Many, many years ago – 45 to be precise - I would have just received my A Level Results in Economics, History and English. It’s often said that what you learn at school proves useless in later life, but those three subjects left me with a lifelong curiosity and an active engagement in them all.

In Economics, we were taught not to blow the massive tax take from North Sea Oil on debt and to rebuild the country instead. Hmm. That didn’t happen. But more usefully it taught lessons about how infrastructure spending, well-managed, could provide many great outcomes quite apart from new houses, railways or utility provisions. Jobs and growth, for example.

History, and in particular study of the Civil War and Oliver Cromwell’s Protectorate afterwards, taught me that without a strong democracy with maximum participation a country inevitably relapses, in our case to the Restoration of the monarchy of Charles II. Having had the opportunity to be the first great Republic in the world a hundred years before America, we blew it, and let the landowners so keen on enclosing common land to increase rather than diminish their power.
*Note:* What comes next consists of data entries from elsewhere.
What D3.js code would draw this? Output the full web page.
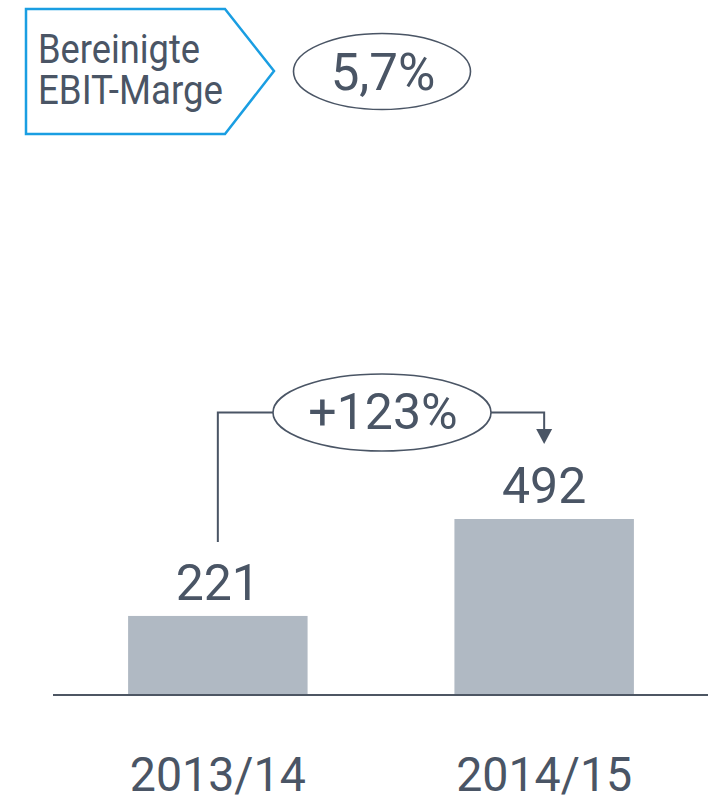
<!DOCTYPE html>
<html>
<head>
<meta charset="utf-8">
<script src="https://cdn.jsdelivr.net/npm/d3@7"></script>
<style>
  html, body { margin: 0; padding: 0; background: #fff; }
  svg { display: block; }
  text { font-family: Roboto, "Noto Sans", sans-serif; fill: #4a5565; }
</style>
</head>
<body>
<svg id="chart" width="726" height="798"></svg>
<script>
// chart data
var years = ["2013/14", "2014/15"];
var ebit = [221, 492];
var growthLabel = ["+123%"];
var marginTitle = ["Bereinigte", "EBIT-Marge"];
var marginValue = ["5,7%"];

var textCol = "#4a5565",
    barCol = "#b0b9c3",
    blue = "#1a9ee2";

var svg = d3.select("#chart");

// scales
var x = d3.scaleBand()
    .domain(years)
    .range([55, 707])
    .paddingInner(0.45)
    .paddingOuter(0.224);

var y = d3.scaleLinear()
    .domain([0, d3.max(ebit)])
    .range([695, 519]);

// header arrow box
var box = d3.path();
box.moveTo(26, 9);
box.lineTo(225, 9);
box.lineTo(274, 71);
box.lineTo(225, 134);
box.lineTo(26, 134);
box.closePath();
svg.append("path")
    .attr("d", box.toString())
    .attr("fill", "none")
    .attr("stroke", blue)
    .attr("stroke-width", 2.5);

var titleLen = [162, 185];
svg.selectAll("text.title")
    .data(marginTitle)
  .enter().append("text")
    .attr("class", "title")
    .attr("x", 38)
    .attr("y", function(d, i) { return 63 + i * 41; })
    .attr("font-size", 40)
    .attr("textLength", function(d, i) { return titleLen[i]; })
    .attr("lengthAdjust", "spacingAndGlyphs")
    .text(function(d) { return d; });

// margin value in ellipse
svg.append("ellipse")
    .attr("cx", 382).attr("cy", 71.5)
    .attr("rx", 88.5).attr("ry", 38)
    .attr("fill", "none")
    .attr("stroke", textCol)
    .attr("stroke-width", 1.6);
svg.append("text")
    .attr("x", 383).attr("y", 90)
    .attr("text-anchor", "middle")
    .attr("font-size", 51)
    .text(marginValue[0]);

// bars
svg.selectAll("rect.bar")
    .data(ebit)
  .enter().append("rect")
    .attr("class", "bar")
    .attr("x", function(d, i) { return x(years[i]); })
    .attr("y", function(d) { return y(d); })
    .attr("width", x.bandwidth())
    .attr("height", function(d) { return y(0) - y(d); })
    .attr("fill", barCol);

// baseline
svg.append("line")
    .attr("x1", 53).attr("x2", 708)
    .attr("y1", y(0)).attr("y2", y(0))
    .attr("stroke", "#4d5663")
    .attr("stroke-width", 2);

// value labels
svg.selectAll("text.val")
    .data(ebit)
  .enter().append("text")
    .attr("class", "val")
    .attr("x", function(d, i) { return x(years[i]) + x.bandwidth() / 2; })
    .attr("y", function(d) { return y(d) - 16; })
    .attr("text-anchor", "middle")
    .attr("font-size", 50)
    .text(function(d) { return d; });

// year labels
svg.selectAll("text.year")
    .data(years)
  .enter().append("text")
    .attr("class", "year")
    .attr("x", function(d) { return x(d) + x.bandwidth() / 2; })
    .attr("y", 791)
    .attr("text-anchor", "middle")
    .attr("font-size", 49)
    .attr("textLength", 176)
    .attr("lengthAdjust", "spacingAndGlyphs")
    .text(function(d) { return d; });

// growth connector
var cx0 = x(years[0]) + x.bandwidth() / 2,
    cx1 = x(years[1]) + x.bandwidth() / 2,
    lineY = 412.5,
    ex = 382, erx = 109, ery = 38.5;

svg.append("path")
    .attr("d", "M" + cx0 + "," + (y(ebit[0]) - 74) + "V" + lineY + "H" + (ex - erx))
    .attr("fill", "none")
    .attr("stroke", textCol)
    .attr("stroke-width", 2);

svg.append("path")
    .attr("d", "M" + (ex + erx) + "," + lineY + "H" + cx1 + "V" + (y(ebit[1]) - 89))
    .attr("fill", "none")
    .attr("stroke", textCol)
    .attr("stroke-width", 2);

var tip = y(ebit[1]) - 75;
svg.append("path")
    .attr("d", "M" + (cx1 - 8) + "," + (tip - 15) + "L" + (cx1 + 8) + "," + (tip - 15) + "L" + cx1 + "," + tip + "Z")
    .attr("fill", textCol);

svg.append("ellipse")
    .attr("cx", ex).attr("cy", lineY)
    .attr("rx", erx).attr("ry", ery)
    .attr("fill", "none")
    .attr("stroke", textCol)
    .attr("stroke-width", 1.6);

svg.append("text")
    .attr("x", ex + 1).attr("y", 429)
    .attr("text-anchor", "middle")
    .attr("font-size", 50)
    .text(growthLabel[0]);
</script>
</body>
</html>
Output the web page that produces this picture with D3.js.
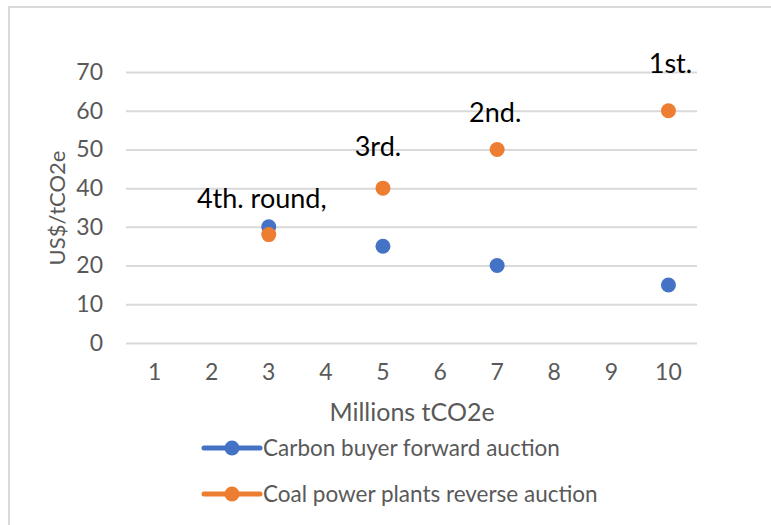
<!DOCTYPE html>
<html>
<head>
<meta charset="utf-8">
<script src="https://cdn.jsdelivr.net/npm/d3@7"></script>
<style>
  body { margin: 0; background: #fff; }
  text { font-family: Lato, "Open Sans", sans-serif; }
</style>
</head>
<body>
<div id="chart"></div>
<script>
// categories on the x axis (Millions tCO2e)
var categories = ["1", "2", "3", "4", "5", "6", "7", "8", "9", "10"];
var yTicks = [0, 10, 20, 30, 40, 50, 60, 70];

var roundX = ["3", "5", "7", "10"];
var buyerPrice = [30, 25, 20, 15];   // Carbon buyer forward auction
var coalPrice = [28, 40, 50, 60];    // Coal power plants reverse auction
var roundLabels = ["4th. round,", "3rd.", "2nd.", "1st."];

var seriesNames = ["Carbon buyer forward auction", "Coal power plants reverse auction"];
var blue = "#4472c4", orange = "#ed7d31";

var svg = d3.select("#chart").append("svg")
    .attr("width", 771)
    .attr("height", 525);

// chart area border
svg.append("rect")
    .attr("x", 9).attr("y", 7)
    .attr("width", 800).attr("height", 560)
    .attr("fill", "#fff")
    .attr("stroke", "#d9d9d9")
    .attr("stroke-width", 2);

var x = d3.scaleBand()
    .domain(categories)
    .range([126, 697])
    .padding(0);

var y = d3.scaleLinear()
    .domain([0, 70])
    .range([343, 72]);

function cx(c) { return x(c) + x.bandwidth() / 2; }

// y axis + gridlines
var yAxis = svg.append("g")
    .attr("transform", "translate(126,0)")
    .call(d3.axisLeft(y).tickValues(yTicks).tickSize(-571).tickPadding(23));
yAxis.select(".domain").remove();
yAxis.selectAll(".tick line").attr("stroke", "#d9d9d9").attr("stroke-width", 2);
yAxis.selectAll(".tick text")
    .attr("fill", "#595959")
    .style("font-size", "23px");

// x axis labels
var xAxis = svg.append("g")
    .attr("transform", "translate(0,343)")
    .call(d3.axisBottom(x).tickSize(0).tickPadding(21));
xAxis.select(".domain").remove();
xAxis.selectAll(".tick text")
    .attr("fill", "#595959")
    .style("font-size", "23px");

// axis titles
svg.append("text")
    .attr("transform", "translate(65,208) rotate(-90)")
    .attr("text-anchor", "middle")
    .attr("fill", "#595959")
    .style("font-size", "22px")
    .text("US$/tCO2e");

svg.append("text")
    .attr("x", 412).attr("y", 421)
    .attr("text-anchor", "middle")
    .attr("fill", "#595959")
    .style("font-size", "25px")
    .text("Millions tCO2e");

// points
var r = 7.5;
svg.append("g").selectAll("circle")
    .data(roundX)
    .join("circle")
    .attr("cx", function(d) { return cx(d); })
    .attr("cy", function(d, i) { return y(buyerPrice[i]); })
    .attr("r", r)
    .attr("fill", blue);

svg.append("g").selectAll("circle")
    .data(roundX)
    .join("circle")
    .attr("cx", function(d) { return cx(d); })
    .attr("cy", function(d, i) { return y(coalPrice[i]); })
    .attr("r", r)
    .attr("fill", orange);

// round labels, nudged like the hand-placed ones in the original
var labelNudge = [[-7, -27], [-5, -32], [-2, -27], [2, -38]];
svg.append("g").selectAll("text")
    .data(roundLabels)
    .join("text")
    .attr("x", function(d, i) { return cx(roundX[i]) + labelNudge[i][0]; })
    .attr("y", function(d, i) { return y(coalPrice[i]) + labelNudge[i][1]; })
    .attr("text-anchor", "middle")
    .attr("fill", "#000")
    .style("font-size", "27px")
    .text(function(d) { return d; });

// legend
var legend = svg.append("g").selectAll("g")
    .data(seriesNames)
    .join("g")
    .attr("transform", function(d, i) { return "translate(204," + (448 + i * 46) + ")"; });

legend.append("line")
    .attr("x1", 0).attr("x2", 56)
    .attr("stroke", function(d, i) { return i ? orange : blue; })
    .attr("stroke-width", 5)
    .attr("stroke-linecap", "round");
legend.append("circle")
    .attr("cx", 28).attr("r", r)
    .attr("fill", function(d, i) { return i ? orange : blue; });
legend.append("text")
    .attr("x", 59).attr("y", 8)
    .attr("fill", "#595959")
    .style("font-size", "22.5px")
    .text(function(d) { return d; });
</script>
</body>
</html>
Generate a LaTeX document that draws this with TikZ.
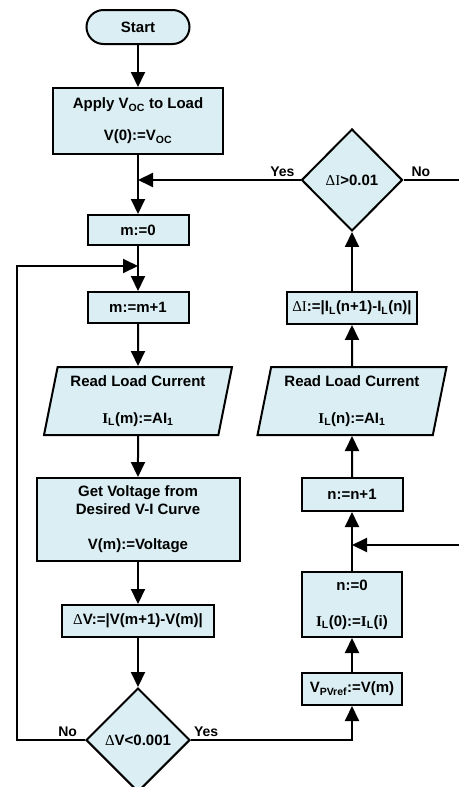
\documentclass[tikz,border=0pt]{standalone}
\usepackage{fontspec}
\setmainfont{Liberation Sans}
\newfontfamily\serif{Liberation Serif}
\usetikzlibrary{shapes,positioning,calc,arrows.meta}
\definecolor{boxblue}{HTML}{DAEEF3}
\newcommand{\IL}{{\serif I}\textsubscript{L}}
\newcommand{\dlt}{{\serif\mdseries Δ}}

\begin{document}
\begin{tikzpicture}
  [x=1pt,y=1pt,
   every node/.style={font=\fontsize{15}{18}\selectfont\bfseries},
   box/.style={rectangle,draw,fill=boxblue,line width=2pt,inner sep=0pt,align=center},
   term/.style={rounded rectangle,draw,fill=boxblue,line width=2pt,inner sep=0pt,
     minimum width=103pt,minimum height=34pt},
   io/.style={trapezium,trapezium left angle=75,trapezium right angle=105,
     trapezium stretches body,draw,fill=boxblue,line width=2pt,inner sep=0pt,
     align=center,minimum width=188pt,minimum height=68pt},
   decision/.style={diamond,draw,fill=boxblue,line width=2pt,inner sep=0pt,aspect=1},
   lbl/.style={font=\fontsize{14}{16}\selectfont\bfseries,inner sep=2pt},
   flow/.style={line width=2pt,-{Triangle[length=15pt,width=14pt]}},
   line/.style={line width=2pt}]

  \useasboundingbox (0,0) rectangle (459,-787);

  \node[term] (start) at (138,-27) {Start};
  \node[box,minimum width=170pt,minimum height=66pt] (apply) [below=42pt of start]
    {Apply V\textsubscript{OC} to Load\\[14pt] V(0):=V\textsubscript{OC}};
  \node[box,minimum width=101pt,minimum height=30pt] (m0) [below=59pt of apply] {m:=0};
  \node[box,minimum width=101pt,minimum height=31pt] (mm1) [below=45pt of m0] {m:=m+1};
  \node[io] (read1) [below=42pt of mm1] {Read Load Current\\[19pt] \IL(m):=AI\textsubscript{1}};
  \node[box,minimum width=203pt,minimum height=83pt] (get) [below=41pt of read1]
    {Get Voltage from\\ Desired V-I Curve\\[17pt] V(m):=Voltage};
  \node[box,minimum width=152pt,minimum height=32pt] (dV) [below=42pt of get]
    {\dlt V:=|V(m+1)-V(m)|};
  \node[decision,minimum width=104pt,minimum height=104pt] (dVd) [below=49pt of dV]
    {\dlt V<0.001};

  \node[box,minimum width=100pt,minimum height=32pt] (vref) at (352,-689)
    {V\textsubscript{PVref}:=V(m)};
  \node[box,minimum width=100pt,minimum height=65pt] (n0) [above=34pt of vref]
    {n:=0\\[18pt] \IL(0):=\IL(i)};
  \node[box,minimum width=101pt,minimum height=33pt] (nn1) [above=59pt of n0] {n:=n+1};
  \node[io,minimum width=189pt] (read2) [above=41pt of nn1]
    {Read Load Current\\[19pt] \IL(n):=AI\textsubscript{1}};
  \node[box,minimum width=130pt,minimum height=32pt] (dI) [above=41pt of read2]
    {{\serif\mdseries ΔI}:=|I\textsubscript{L}(n+1)-I\textsubscript{L}(n)|};
  \node[decision,minimum width=101pt,minimum height=102pt] (dId) [above=59pt of dI]
    {{\serif\mdseries ΔI}>0.01};

  \coordinate (j1) at (apply.south |- dId.west);
  \coordinate (j3) at ($(m0.south)+(0,-20)$);
  \coordinate (lc) at ($(dVd.west)+(-68,0)$);
  \coordinate (inR) at (459,-545);
  \coordinate (outR) at (dId.east -| inR);
  \coordinate (j2) at (n0.north |- inR);

  \draw[flow] (start) -- (apply);
  \draw[flow] (apply) -- (m0);
  \draw[flow] (m0) -- (mm1);
  \draw[flow] (mm1) -- (read1);
  \draw[flow] (read1) -- (get);
  \draw[flow] (get) -- (dV);
  \draw[flow] (dV) -- (dVd);
  \draw[flow] (dVd.west) -- node[lbl,pos=0,anchor=south east,xshift=-5pt]{No} (lc) |- (j3);
  \draw[flow] (dVd.east) -| node[lbl,pos=0,anchor=south west]{Yes} (vref);
  \draw[flow] (vref) -- (n0);
  \draw[flow] (n0) -- (nn1);
  \draw[flow] (nn1) -- (read2);
  \draw[flow] (read2) -- (dI);
  \draw[flow] (dI) -- (dId);
  \draw[flow] (dId.west) -- node[lbl,pos=0,anchor=south east,xshift=-3pt]{Yes} (j1);
  \draw[line] (dId.east) -- node[lbl,pos=0,anchor=south west,xshift=5pt]{No} (outR);
  \draw[flow] (inR) -- (j2);
\end{tikzpicture}
\end{document}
The arrogance of land ownership by a few wealthy descendants of that time blights what housing we can build and where to this day.

English took me to places where a sporty seventeen-year-old might not willingly go, for example to Geoffrey Chaucer, whose Canterbury Tales peppered with glorious 14th Century characters is like a time tunnel back to medieval England, much of which is around us from the Guildhall in Exeter to dozens of our churches.

This weekend, I thought of a phrase which is credited to Chaucer a lot - when chickens come home to roost. In the Parson’s Tale, he wrote that a curse coming out of the mouth of someone would often return to haunt them as (in the Old English) “a bryd that retorneth agayn to his owene nest.” And why was I thinking of that? The answer: the antics of South West Water.

In February this year, our council at East Devon decided to pass a motion of no confidence in them, for good reason. Their infrastructure was failing across the district, and there was a lot of evidence that this was the inevitable result of paying dividends to shareholders rather than investing over many years, the results of which were sewage running down high streets, burst manhole covers, failed pumping stations, ailing treatment plants – all now coming home to roost.

At the end of last week, I took the rare action of issuing a press release. It read “Many incidents both before and after that decision have fully justified the vote, but the major sewage spill at Maer Lane last night represents an historic new low. Despite multiple reassurances from South West Water that they have Exmouth under control, they simply do not. This incident not only impacted our residents but also the tens of thousands of tourists that visit Exmouth.” I could not imagine that over last weekend it would get even worse.

The time has come for direct government intervention at Secretary of State level. There are two burning questions. First, please can you reform the whole system and change the ownership oof water companies urgently? Second, how can you expect any local authority to give planning permission for the homes you want when the sewage system is broken? It’s going to be a very challenging time for this new government.